Last summer, my then 5 year old and I planted carrot and some other mystery veggie (squash I think).  Well, the carrots took FOREVER! Even I got impatient, and the poor kid had to wait until September (though I think we waited too long) to pull the stubs from the pots. So now I will try other more friendly veggies and I have come up with a great place to put them.

First I was going to build an upright tiered shelf,  too time consuming – need to start my garden!  Deciding that keeping the pots on the ground is best, the warmth from the ground will help the roots system expand.  Now what to do about the fauna… I am putting my container garden in a corner area with lots of sun, and make a “fence” out of wire so the little darlings can’t get to my greens. 
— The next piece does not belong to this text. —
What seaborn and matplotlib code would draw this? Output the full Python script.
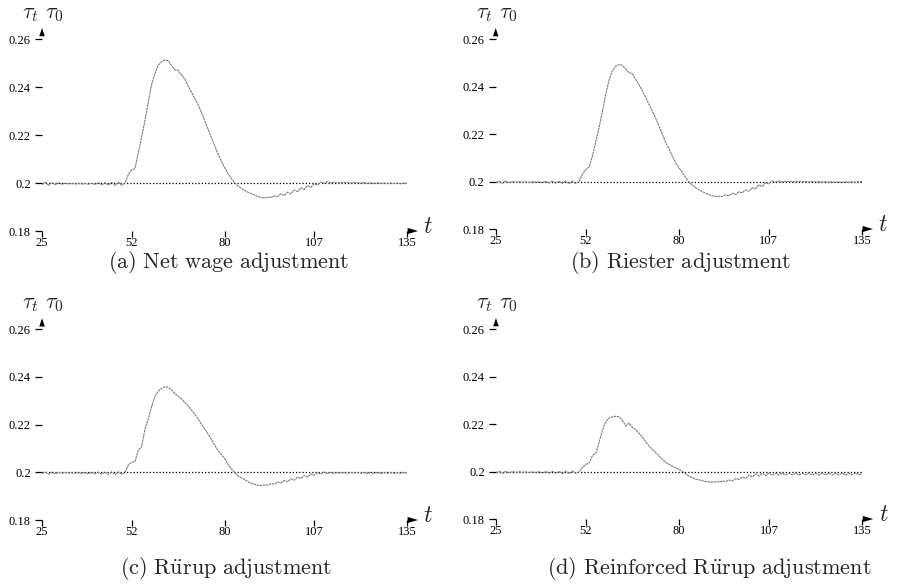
import numpy as np
import pandas as pd
import matplotlib
matplotlib.use("Agg")
import matplotlib.pyplot as plt
import seaborn as sns

# Simulation periods
t = np.arange(25, 136)

# tau_t / tau_0 under the four adjustment rules
net_wage = [
    0.1994, 0.2003, 0.1991, 0.2002, 0.1993, 0.2001, 0.1995, 0.1999, 0.1996, 0.1998,
    0.1996, 0.1998, 0.1996, 0.1998, 0.1995, 0.1999, 0.1994, 0.2001, 0.1992, 0.2002,
    0.1991, 0.2003, 0.1990, 0.2003, 0.1991, 0.1999,
    0.2035, 0.2055, 0.2060, 0.2125, 0.2190, 0.2260, 0.2335, 0.2410, 0.2455, 0.2490,
    0.2505, 0.2513, 0.2510, 0.2490, 0.2472, 0.2470, 0.2450, 0.2435, 0.2405, 0.2380,
    0.2352, 0.2328, 0.2295, 0.2262, 0.2225, 0.2190, 0.2157, 0.2122, 0.2092, 0.2065,
    0.2040, 0.2020, 0.2002, 0.1988, 0.1978, 0.1970, 0.1962, 0.1956, 0.1950, 0.1944,
    0.1939, 0.1938, 0.1941, 0.1940, 0.1946, 0.1944, 0.1955, 0.1948, 0.1962, 0.1955,
    0.1971, 0.1964, 0.1980, 0.1973, 0.1989, 0.1982, 0.1997, 0.1992, 0.2004, 0.1999,
    0.2006, 0.2001, 0.2003, 0.2000, 0.2002, 0.2001, 0.2002, 0.2000, 0.2002, 0.2001,
    0.1999, 0.2002, 0.1998, 0.2001, 0.1997, 0.2001, 0.1998, 0.2000, 0.1997, 0.2000,
    0.1998, 0.2000, 0.1997, 0.2000, 0.1999,
]
riester = [
    0.1996, 0.2001, 0.1993, 0.2002, 0.1995, 0.2000, 0.1996, 0.1999, 0.1997, 0.1998,
    0.1996, 0.1999, 0.1997, 0.1999, 0.1995, 0.2001, 0.1994, 0.2002, 0.1993, 0.2002,
    0.1992, 0.2003, 0.1991, 0.2002, 0.1992, 0.1999,
    0.2030, 0.2050, 0.2060, 0.2105, 0.2165, 0.2225, 0.2290, 0.2365, 0.2425, 0.2465,
    0.2485, 0.2492, 0.2490, 0.2475, 0.2458, 0.2455, 0.2430, 0.2410, 0.2382, 0.2355,
    0.2325, 0.2298, 0.2268, 0.2235, 0.2200, 0.2165, 0.2140, 0.2108, 0.2080, 0.2058,
    0.2040, 0.2018, 0.1998, 0.1985, 0.1974, 0.1966, 0.1958, 0.1951, 0.1945, 0.1940,
    0.1937, 0.1938, 0.1937, 0.1944, 0.1940, 0.1950, 0.1945, 0.1957, 0.1952, 0.1965,
    0.1959, 0.1974, 0.1969, 0.1986, 0.1979, 0.1995, 0.1990, 0.2003, 0.1998, 0.2002,
    0.1999, 0.2001, 0.2000, 0.2001, 0.1999, 0.2001, 0.1999, 0.2000, 0.1998, 0.2001,
    0.1998, 0.2000, 0.1997, 0.1999, 0.1997, 0.1999, 0.1996, 0.1999, 0.1996, 0.1999,
    0.1996, 0.1999, 0.1997, 0.1999, 0.2000,
]
ruerup = [
    0.1995, 0.2001, 0.1992, 0.2001, 0.1994, 0.2000, 0.1996, 0.1999, 0.1997, 0.1998,
    0.1996, 0.1998, 0.1996, 0.1999, 0.1994, 0.2000, 0.1993, 0.2001, 0.1992, 0.2001,
    0.1991, 0.2002, 0.1991, 0.2002, 0.1992, 0.1999,
    0.2030, 0.2042, 0.2045, 0.2092, 0.2108, 0.2180, 0.2222, 0.2275, 0.2318, 0.2340,
    0.2352, 0.2360, 0.2356, 0.2346, 0.2330, 0.2320, 0.2308, 0.2294, 0.2279, 0.2262,
    0.2245, 0.2225, 0.2203, 0.2183, 0.2162, 0.2140, 0.2115, 0.2092, 0.2075, 0.2058,
    0.2035, 0.2015, 0.2000, 0.1986, 0.1977, 0.1970, 0.1962, 0.1955, 0.1950, 0.1946,
    0.1944, 0.1948, 0.1946, 0.1953, 0.1950, 0.1959, 0.1955, 0.1966, 0.1961, 0.1973,
    0.1967, 0.1980, 0.1974, 0.1987, 0.1980, 0.1994, 0.1987, 0.2000, 0.1993, 0.2001,
    0.1995, 0.2000, 0.1996, 0.1999, 0.1997, 0.1999, 0.1996, 0.1999, 0.1997, 0.1999,
    0.1996, 0.1999, 0.1995, 0.1999, 0.1996, 0.1999, 0.1995, 0.1999, 0.1996, 0.1999,
    0.1995, 0.1999, 0.1996, 0.1999, 0.1997,
]
reinforced_ruerup = [
    0.1995, 0.2001, 0.1993, 0.2001, 0.1994, 0.2000, 0.1996, 0.1999, 0.1997, 0.1998,
    0.1996, 0.1998, 0.1996, 0.1999, 0.1994, 0.2000, 0.1993, 0.2001, 0.1992, 0.2001,
    0.1991, 0.2002, 0.1991, 0.2002, 0.1992, 0.1999,
    0.2018, 0.2030, 0.2036, 0.2068, 0.2078, 0.2125, 0.2175, 0.2210, 0.2225, 0.2230,
    0.2233, 0.2230, 0.2215, 0.2192, 0.2204, 0.2186, 0.2175, 0.2160, 0.2145, 0.2125,
    0.2108, 0.2092, 0.2080, 0.2065, 0.2050, 0.2038, 0.2030, 0.2022, 0.2015, 0.2008,
    0.2001, 0.1990, 0.1980, 0.1974, 0.1968, 0.1965, 0.1961, 0.1958, 0.1956, 0.1955,
    0.1957, 0.1956, 0.1960, 0.1958, 0.1964, 0.1961, 0.1970, 0.1966, 0.1977, 0.1971,
    0.1985, 0.1977, 0.1990, 0.1981, 0.1993, 0.1983, 0.1994, 0.1984, 0.1994, 0.1985,
    0.1994, 0.1985, 0.1993, 0.1986, 0.1993, 0.1985, 0.1993, 0.1986, 0.1994, 0.1985,
    0.1993, 0.1985, 0.1993, 0.1986, 0.1993, 0.1985, 0.1993, 0.1986, 0.1993, 0.1985,
    0.1993, 0.1986, 0.1994, 0.1986, 0.1992,
]

series = [net_wage, riester, ruerup, reinforced_ruerup]
captions = [
    r"$\mathrm{(a)\ Net\ wage\ adjustment}$",
    r"$\mathrm{(b)\ Riester\ adjustment}$",
    r"$\mathrm{(c)\ R\ddot{u}rup\ adjustment}$",
    r"$\mathrm{(d)\ Reinforced\ R\ddot{u}rup\ adjustment}$",
]
reference_level = 0.2
y_ticks = [0.18, 0.2, 0.22, 0.24, 0.26]
y_tick_labels = ["0.18", "0.2", "0.22", "0.24", "0.26"]
x_ticks = [25, 52, 80, 107, 135]

sns.set_theme(style="white")
plt.rcParams["mathtext.fontset"] = "cm"
plt.rcParams["font.family"] = ["Liberation Serif", "DejaVu Serif"]

fig = plt.figure(figsize=(8.98, 5.85), dpi=100)
fig.patch.set_facecolor("white")

axes_rects = [
    (0.0468, 0.6051, 0.4065, 0.3282),
    (0.5520, 0.6085, 0.4079, 0.3248),
    (0.0468, 0.1111, 0.4065, 0.3260),
    (0.5523, 0.1128, 0.4079, 0.3248),
]
# caption baselines
caption_xy = [
    (229 / 898, 1 - 268 / 585),
    (680 / 898, 1 - 268 / 585),
    (226 / 898, 1 - 574 / 585),
    (709 / 898, 1 - 574 / 585),
]

head_up = dict(arrowstyle="-|>,head_length=0.6,head_width=0.2", color="black",
               lw=0, mutation_scale=10, shrinkA=0, shrinkB=0)
head_right = dict(arrowstyle="-|>,head_length=0.75,head_width=0.22", color="black",
                  lw=0, mutation_scale=10, shrinkA=0, shrinkB=0)

for values, caption, rect, cxy in zip(series, captions, axes_rects, caption_xy):
    ax = fig.add_axes(rect)
    df = pd.DataFrame({"t": t, "ratio": values})
    ax.axhline(reference_level, color="black", lw=0.9, ls=(0, (1, 1.6)), zorder=1)
    sns.lineplot(data=df, x="t", y="ratio", ax=ax, color="#7a7a7a", lw=0.8,
                 ls=(0, (2.2, 0.6)), estimator=None, legend=False, zorder=2)
    ax.set_xlim(25, 135)
    ax.set_ylim(0.18, 0.26)
    ax.set_xticks(x_ticks)
    ax.set_xticklabels([str(v) for v in x_ticks])
    ax.set_yticks(y_ticks)
    ax.set_yticklabels(y_tick_labels)
    ax.set_xlabel("")
    ax.set_ylabel("")
    for s in ax.spines.values():
        s.set_visible(False)
    ax.grid(False)
    ax.set_facecolor("white")
    ax.tick_params(axis="both", which="major", direction="out", color="black",
                   width=0.9, labelsize=9, labelcolor="black", bottom=True, left=True)
    ax.tick_params(axis="x", length=4.5, pad=0)
    ax.tick_params(axis="y", length=5, pad=3)

    # arrowheads marking the axis directions
    ax.annotate("", xy=(0, 1.058), xytext=(0, 1.012), xycoords="axes fraction",
                textcoords="axes fraction", arrowprops=head_up, annotation_clip=False)
    ax.annotate("", xy=(1.03, 0), xytext=(1.003, 0), xycoords="axes fraction",
                textcoords="axes fraction", arrowprops=head_right, annotation_clip=False)

    ax.text(1.045, 0.02, r"$t$", transform=ax.transAxes, fontsize=17,
            ha="left", va="center")
    ax.text(-0.055, 1.13, r"$\tau_t\ \tau_0$", transform=ax.transAxes, fontsize=16,
            ha="left", va="center")

    fig.text(cxy[0], cxy[1], caption, fontsize=16, ha="center", va="baseline")

fig.savefig("out.png", dpi=100, facecolor="white")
There are  various sites that have raised garden bed planters. (Too many to list)  This looks interesting, if you are looking to have only a few large veggies, or more smaller veggies.  You can always put a flat chicken wire over the top or build a “hood” for it fauna is a problem for you too.  Mine will have many nice pots that I usually used only for flowers.  Remeber that you can plant flowers in between the herbs and veggies to make your garden eye candy with taste!

Planning on planting: Parsley, Basil, Butter Lettuce, Snap Peas, Seedless Cucumbers, Tomatoes (cherry maybe), yellow paprika, and zucchini squash.  This list may get narrowed down or expanded depending on my area and availability.  Got to be flexible…good luck to you!

MOST IMPORTANT- make sure your container will be big enough for your plant once it is full grown!